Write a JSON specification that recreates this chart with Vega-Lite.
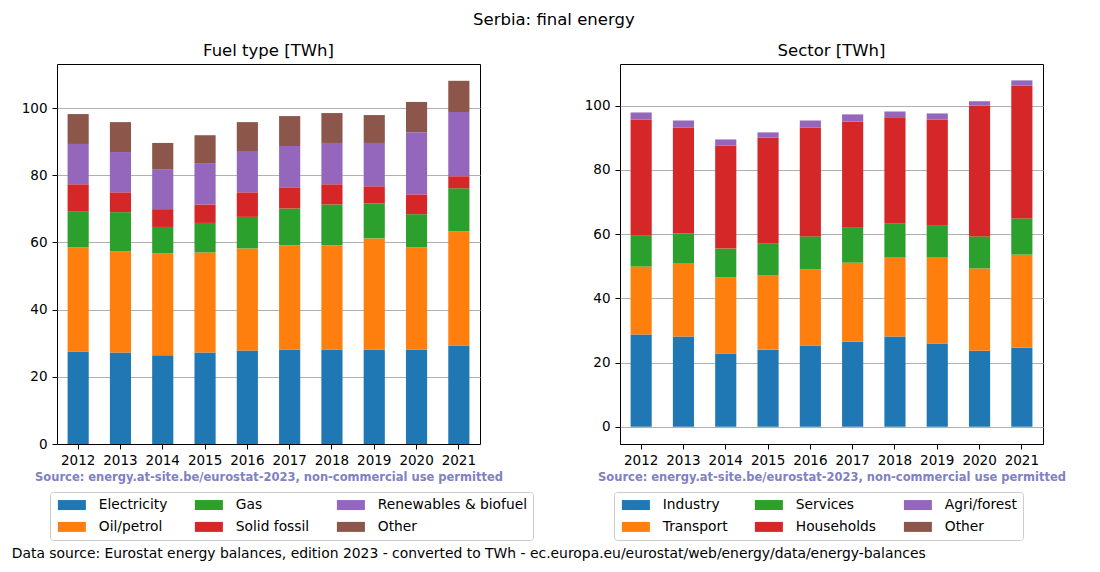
{
  "$schema": "https://vega.github.io/schema/vega-lite/v6.json",
  "padding": {"left": 11, "top": 11, "right": 5, "bottom": 5},
  "title": {"text": "Serbia: final energy", "fontSize": 16.5, "fontWeight": "normal", "anchor": "middle", "offset": 14, "dx": 15, "color": "black"},
  "datasets": {
    "fuel": [
      {"year": "2012", "cat": "Electricity", "v": 27.5, "k": 1}, {"year": "2012", "cat": "Oil/petrol", "v": 31.0, "k": 2}, {"year": "2012", "cat": "Gas", "v": 10.8, "k": 3}, {"year": "2012", "cat": "Solid fossil", "v": 8.0, "k": 4}, {"year": "2012", "cat": "Renewables & biofuel", "v": 12.0, "k": 5}, {"year": "2012", "cat": "Other", "v": 8.9, "k": 6},
      {"year": "2013", "cat": "Electricity", "v": 27.2, "k": 1}, {"year": "2013", "cat": "Oil/petrol", "v": 30.1, "k": 2}, {"year": "2013", "cat": "Gas", "v": 11.7, "k": 3}, {"year": "2013", "cat": "Solid fossil", "v": 5.9, "k": 4}, {"year": "2013", "cat": "Renewables & biofuel", "v": 12.0, "k": 5}, {"year": "2013", "cat": "Other", "v": 8.9, "k": 6},
      {"year": "2014", "cat": "Electricity", "v": 26.4, "k": 1}, {"year": "2014", "cat": "Oil/petrol", "v": 30.3, "k": 2}, {"year": "2014", "cat": "Gas", "v": 7.9, "k": 3}, {"year": "2014", "cat": "Solid fossil", "v": 5.3, "k": 4}, {"year": "2014", "cat": "Renewables & biofuel", "v": 11.9, "k": 5}, {"year": "2014", "cat": "Other", "v": 7.8, "k": 6},
      {"year": "2015", "cat": "Electricity", "v": 27.2, "k": 1}, {"year": "2015", "cat": "Oil/petrol", "v": 29.8, "k": 2}, {"year": "2015", "cat": "Gas", "v": 8.8, "k": 3}, {"year": "2015", "cat": "Solid fossil", "v": 5.5, "k": 4}, {"year": "2015", "cat": "Renewables & biofuel", "v": 12.3, "k": 5}, {"year": "2015", "cat": "Other", "v": 8.3, "k": 6},
      {"year": "2016", "cat": "Electricity", "v": 27.8, "k": 1}, {"year": "2016", "cat": "Oil/petrol", "v": 30.4, "k": 2}, {"year": "2016", "cat": "Gas", "v": 9.4, "k": 3}, {"year": "2016", "cat": "Solid fossil", "v": 7.3, "k": 4}, {"year": "2016", "cat": "Renewables & biofuel", "v": 12.3, "k": 5}, {"year": "2016", "cat": "Other", "v": 8.6, "k": 6},
      {"year": "2017", "cat": "Electricity", "v": 28.1, "k": 1}, {"year": "2017", "cat": "Oil/petrol", "v": 31.0, "k": 2}, {"year": "2017", "cat": "Gas", "v": 11.0, "k": 3}, {"year": "2017", "cat": "Solid fossil", "v": 6.3, "k": 4}, {"year": "2017", "cat": "Renewables & biofuel", "v": 12.3, "k": 5}, {"year": "2017", "cat": "Other", "v": 8.9, "k": 6},
      {"year": "2018", "cat": "Electricity", "v": 28.1, "k": 1}, {"year": "2018", "cat": "Oil/petrol", "v": 31.0, "k": 2}, {"year": "2018", "cat": "Gas", "v": 12.2, "k": 3}, {"year": "2018", "cat": "Solid fossil", "v": 6.0, "k": 4}, {"year": "2018", "cat": "Renewables & biofuel", "v": 12.3, "k": 5}, {"year": "2018", "cat": "Other", "v": 8.9, "k": 6},
      {"year": "2019", "cat": "Electricity", "v": 28.1, "k": 1}, {"year": "2019", "cat": "Oil/petrol", "v": 33.1, "k": 2}, {"year": "2019", "cat": "Gas", "v": 10.4, "k": 3}, {"year": "2019", "cat": "Solid fossil", "v": 5.1, "k": 4}, {"year": "2019", "cat": "Renewables & biofuel", "v": 12.9, "k": 5}, {"year": "2019", "cat": "Other", "v": 8.3, "k": 6},
      {"year": "2020", "cat": "Electricity", "v": 28.1, "k": 1}, {"year": "2020", "cat": "Oil/petrol", "v": 30.4, "k": 2}, {"year": "2020", "cat": "Gas", "v": 9.9, "k": 3}, {"year": "2020", "cat": "Solid fossil", "v": 5.9, "k": 4}, {"year": "2020", "cat": "Renewables & biofuel", "v": 18.5, "k": 5}, {"year": "2020", "cat": "Other", "v": 9.0, "k": 6},
      {"year": "2021", "cat": "Electricity", "v": 29.3, "k": 1}, {"year": "2021", "cat": "Oil/petrol", "v": 34.0, "k": 2}, {"year": "2021", "cat": "Gas", "v": 12.8, "k": 3}, {"year": "2021", "cat": "Solid fossil", "v": 3.6, "k": 4}, {"year": "2021", "cat": "Renewables & biofuel", "v": 19.1, "k": 5}, {"year": "2021", "cat": "Other", "v": 9.3, "k": 6}
    ],
    "sector": [
      {"year": "2012", "cat": "Industry", "v": 28.7, "k": 1}, {"year": "2012", "cat": "Transport", "v": 21.2, "k": 2}, {"year": "2012", "cat": "Services", "v": 9.8, "k": 3}, {"year": "2012", "cat": "Households", "v": 36.0, "k": 4}, {"year": "2012", "cat": "Agri/forest", "v": 2.2, "k": 5},
      {"year": "2013", "cat": "Industry", "v": 28.1, "k": 1}, {"year": "2013", "cat": "Transport", "v": 22.7, "k": 2}, {"year": "2013", "cat": "Services", "v": 9.4, "k": 3}, {"year": "2013", "cat": "Households", "v": 33.0, "k": 4}, {"year": "2013", "cat": "Agri/forest", "v": 2.2, "k": 5},
      {"year": "2014", "cat": "Industry", "v": 22.8, "k": 1}, {"year": "2014", "cat": "Transport", "v": 23.7, "k": 2}, {"year": "2014", "cat": "Services", "v": 9.0, "k": 3}, {"year": "2014", "cat": "Households", "v": 32.1, "k": 4}, {"year": "2014", "cat": "Agri/forest", "v": 1.9, "k": 5},
      {"year": "2015", "cat": "Industry", "v": 24.0, "k": 1}, {"year": "2015", "cat": "Transport", "v": 23.1, "k": 2}, {"year": "2015", "cat": "Services", "v": 10.1, "k": 3}, {"year": "2015", "cat": "Households", "v": 32.9, "k": 4}, {"year": "2015", "cat": "Agri/forest", "v": 1.6, "k": 5},
      {"year": "2016", "cat": "Industry", "v": 25.3, "k": 1}, {"year": "2016", "cat": "Transport", "v": 23.7, "k": 2}, {"year": "2016", "cat": "Services", "v": 10.3, "k": 3}, {"year": "2016", "cat": "Households", "v": 33.9, "k": 4}, {"year": "2016", "cat": "Agri/forest", "v": 2.2, "k": 5},
      {"year": "2017", "cat": "Industry", "v": 26.5, "k": 1}, {"year": "2017", "cat": "Transport", "v": 24.6, "k": 2}, {"year": "2017", "cat": "Services", "v": 11.1, "k": 3}, {"year": "2017", "cat": "Households", "v": 32.9, "k": 4}, {"year": "2017", "cat": "Agri/forest", "v": 2.2, "k": 5},
      {"year": "2018", "cat": "Industry", "v": 28.1, "k": 1}, {"year": "2018", "cat": "Transport", "v": 24.6, "k": 2}, {"year": "2018", "cat": "Services", "v": 10.7, "k": 3}, {"year": "2018", "cat": "Households", "v": 33.0, "k": 4}, {"year": "2018", "cat": "Agri/forest", "v": 1.8, "k": 5},
      {"year": "2019", "cat": "Industry", "v": 25.9, "k": 1}, {"year": "2019", "cat": "Transport", "v": 26.8, "k": 2}, {"year": "2019", "cat": "Services", "v": 10.1, "k": 3}, {"year": "2019", "cat": "Households", "v": 32.9, "k": 4}, {"year": "2019", "cat": "Agri/forest", "v": 1.9, "k": 5},
      {"year": "2020", "cat": "Industry", "v": 23.7, "k": 1}, {"year": "2020", "cat": "Transport", "v": 25.6, "k": 2}, {"year": "2020", "cat": "Services", "v": 10.0, "k": 3}, {"year": "2020", "cat": "Households", "v": 40.7, "k": 4}, {"year": "2020", "cat": "Agri/forest", "v": 1.4, "k": 5},
      {"year": "2021", "cat": "Industry", "v": 24.6, "k": 1}, {"year": "2021", "cat": "Transport", "v": 29.0, "k": 2}, {"year": "2021", "cat": "Services", "v": 11.3, "k": 3}, {"year": "2021", "cat": "Households", "v": 41.4, "k": 4}, {"year": "2021", "cat": "Agri/forest", "v": 1.6, "k": 5}
    ]
  },
  "vconcat": [
    {
      "title": {"text": "Data source: Eurostat energy balances, edition 2023 - converted to TWh - ec.europa.eu/eurostat/web/energy/data/energy-balances", "orient": "bottom", "anchor": "start", "fontSize": 13.9, "fontWeight": "normal", "color": "black", "offset": 6, "dx": -9},
      "bounds": "flush",
      "spacing": 140,
      "resolve": {"scale": {"color": "independent", "y": "independent", "x": "independent"}, "legend": {"color": "independent"}},
      "hconcat": [
        {
          "width": 423,
          "height": 380,
          "title": {"text": "Fuel type [TWh]", "fontSize": 16.5, "fontWeight": "normal", "color": "black", "offset": 5},
          "data": {"name": "fuel"},
          "mark": {"type": "bar"},
          "encoding": {
            "x": {"field": "year", "type": "ordinal", "scale": {"paddingInner": 0.5, "paddingOuter": 0.25},
                  "axis": {"title": "Source: energy.at-site.be/eurostat-2023, non-commercial use permitted", "labelAngle": 0, "grid": false}},
            "y": {"field": "v", "type": "quantitative", "stack": "zero", "scale": {"domain": [0, 113.1], "nice": false, "zero": false},
                  "axis": {"title": null, "values": [0, 20, 40, 60, 80, 100], "grid": true, "domain": false}},
            "color": {"field": "cat", "type": "nominal",
                      "scale": {"domain": ["Electricity", "Oil/petrol", "Gas", "Solid fossil", "Renewables & biofuel", "Other"],
                                "range": ["#1f77b4", "#ff7f0e", "#2ca02c", "#d62728", "#9467bd", "#8c564b"]},
                      "legend": {"legendX": -7, "legendY": 428}},
            "order": {"field": "k", "type": "quantitative"}
          }
        },
        {
          "width": 423,
          "height": 380,
          "title": {"text": "Sector [TWh]", "fontSize": 16.5, "fontWeight": "normal", "color": "black", "offset": 5},
          "data": {"name": "sector"},
          "mark": {"type": "bar"},
          "encoding": {
            "x": {"field": "year", "type": "ordinal", "scale": {"paddingInner": 0.5, "paddingOuter": 0.25},
                  "axis": {"title": "Source: energy.at-site.be/eurostat-2023, non-commercial use permitted", "labelAngle": 0, "grid": false}},
            "y": {"field": "v", "type": "quantitative", "stack": "zero", "scale": {"domain": [-5.38, 113.0], "nice": false, "zero": false},
                  "axis": {"title": null, "values": [0, 20, 40, 60, 80, 100], "grid": true, "domain": false}},
            "color": {"field": "cat", "type": "nominal",
                      "scale": {"domain": ["Industry", "Transport", "Services", "Households", "Agri/forest", "Other"],
                                "range": ["#1f77b4", "#ff7f0e", "#2ca02c", "#d62728", "#9467bd", "#8c564b"]},
                      "legend": {"legendX": -6, "legendY": 428}},
            "order": {"field": "k", "type": "quantitative"}
          }
        }
      ]
    }
  ],
  "config": {
    "font": "DejaVu Sans",
    "view": {"stroke": "black", "strokeWidth": 1},
    "title": {"font": "DejaVu Sans", "color": "black"},
    "axis": {"labelFont": "DejaVu Sans", "labelFontSize": 13.5, "labelColor": "black", "tickColor": "black", "domainColor": "black", "tickSize": 5, "gridColor": "#b0b0b0", "gridWidth": 1,
             "titleFont": "DejaVu Sans", "titleFontSize": 11.5, "titleFontWeight": "bold", "titleColor": "#8080c4", "titlePadding": 5},
    "axisX": {"labelPadding": 4},
    "axisY": {"labelPadding": 5},
    "legend": {"orient": "none", "columns": 3, "title": null, "labelFont": "DejaVu Sans", "labelFontSize": 13.8, "labelColor": "black",
               "symbolType": "M-2.8,-1H2.8V1H-2.8Z", "symbolSize": 100, "symbolStrokeWidth": 0, "symbolOffset": 9, "labelOffset": 20,
               "columnPadding": 25, "rowPadding": 7, "padding": 6, "strokeColor": "#cccccc", "cornerRadius": 3, "fillColor": "white", "symbolOpacity": 1}
  }
}
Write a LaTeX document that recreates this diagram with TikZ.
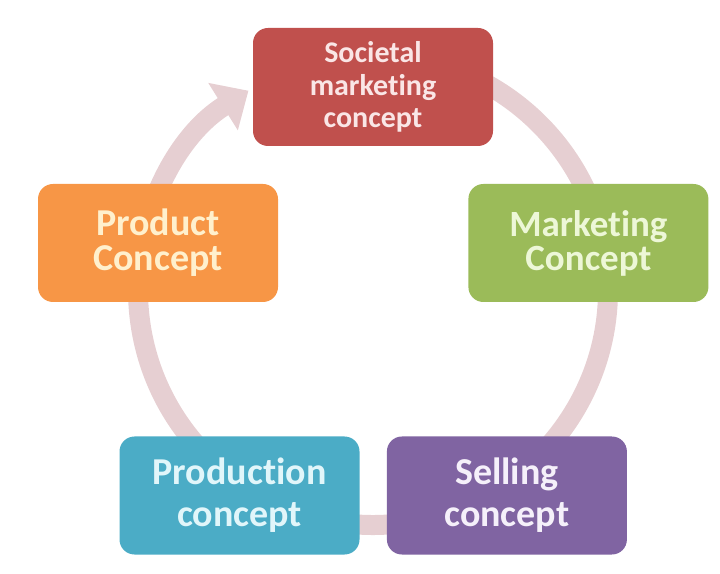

# OBJECTIVE:
Review the material and copy each line in which the word "recreates" appears.

# REPLY:
Write a JSON specification that recreates this chart with Vega-Lite.
Write a LaTeX document that recreates this diagram with TikZ.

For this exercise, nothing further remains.